**What needs to be done**
Give an exact copy of every line, leaving images out.

**Recorded data**
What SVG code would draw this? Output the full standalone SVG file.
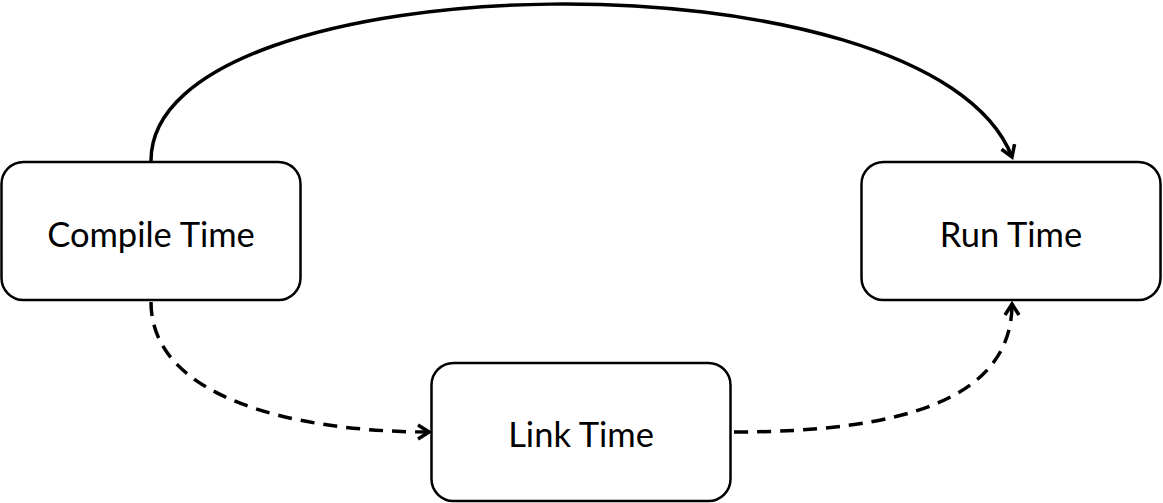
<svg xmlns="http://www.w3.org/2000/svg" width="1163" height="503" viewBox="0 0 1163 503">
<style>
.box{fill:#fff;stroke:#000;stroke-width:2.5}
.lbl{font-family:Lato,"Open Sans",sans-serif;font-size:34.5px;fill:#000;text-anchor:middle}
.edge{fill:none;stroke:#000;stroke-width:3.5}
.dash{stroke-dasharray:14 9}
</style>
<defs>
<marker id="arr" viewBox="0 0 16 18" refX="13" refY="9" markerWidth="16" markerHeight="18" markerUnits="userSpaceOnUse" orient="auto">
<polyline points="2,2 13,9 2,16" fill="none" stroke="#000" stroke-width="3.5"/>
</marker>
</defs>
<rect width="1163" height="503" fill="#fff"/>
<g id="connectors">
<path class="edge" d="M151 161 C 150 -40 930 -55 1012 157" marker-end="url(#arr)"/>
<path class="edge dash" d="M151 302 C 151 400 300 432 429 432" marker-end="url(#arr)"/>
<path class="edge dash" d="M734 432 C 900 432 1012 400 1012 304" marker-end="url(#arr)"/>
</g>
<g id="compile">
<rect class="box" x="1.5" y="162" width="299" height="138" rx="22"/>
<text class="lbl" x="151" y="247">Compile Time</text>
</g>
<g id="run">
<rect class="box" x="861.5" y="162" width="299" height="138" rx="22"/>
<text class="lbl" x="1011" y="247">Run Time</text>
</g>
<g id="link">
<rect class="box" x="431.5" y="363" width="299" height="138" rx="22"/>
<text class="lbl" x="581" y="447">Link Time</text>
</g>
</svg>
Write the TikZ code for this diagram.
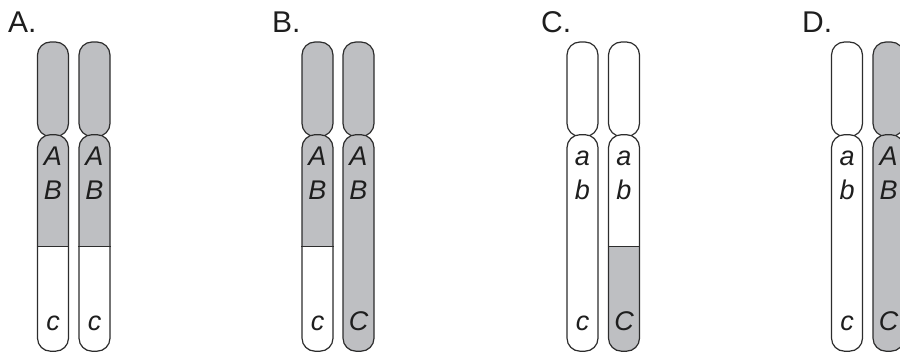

**Output below**
What SVG code would draw this? Output the full standalone SVG file.
<svg xmlns="http://www.w3.org/2000/svg" width="1163" height="503" viewBox="0 0 1163 503">
<style>
.box{fill:#fff;stroke:#000;stroke-width:2.5}
.lbl{font-family:Lato,"Open Sans",sans-serif;font-size:34.5px;fill:#000;text-anchor:middle}
.edge{fill:none;stroke:#000;stroke-width:3.5}
.dash{stroke-dasharray:14 9}
</style>
<defs>
<marker id="arr" viewBox="0 0 16 18" refX="13" refY="9" markerWidth="16" markerHeight="18" markerUnits="userSpaceOnUse" orient="auto">
<polyline points="2,2 13,9 2,16" fill="none" stroke="#000" stroke-width="3.5"/>
</marker>
</defs>
<rect width="1163" height="503" fill="#fff"/>
<g id="connectors">
<path class="edge" d="M151 161 C 150 -40 930 -55 1012 157" marker-end="url(#arr)"/>
<path class="edge dash" d="M151 302 C 151 400 300 432 429 432" marker-end="url(#arr)"/>
<path class="edge dash" d="M734 432 C 900 432 1012 400 1012 304" marker-end="url(#arr)"/>
</g>
<g id="compile">
<rect class="box" x="1.5" y="162" width="299" height="138" rx="22"/>
<text class="lbl" x="151" y="247">Compile Time</text>
</g>
<g id="run">
<rect class="box" x="861.5" y="162" width="299" height="138" rx="22"/>
<text class="lbl" x="1011" y="247">Run Time</text>
</g>
<g id="link">
<rect class="box" x="431.5" y="363" width="299" height="138" rx="22"/>
<text class="lbl" x="581" y="447">Link Time</text>
</g>
</svg>
Write the TikZ code for this diagram.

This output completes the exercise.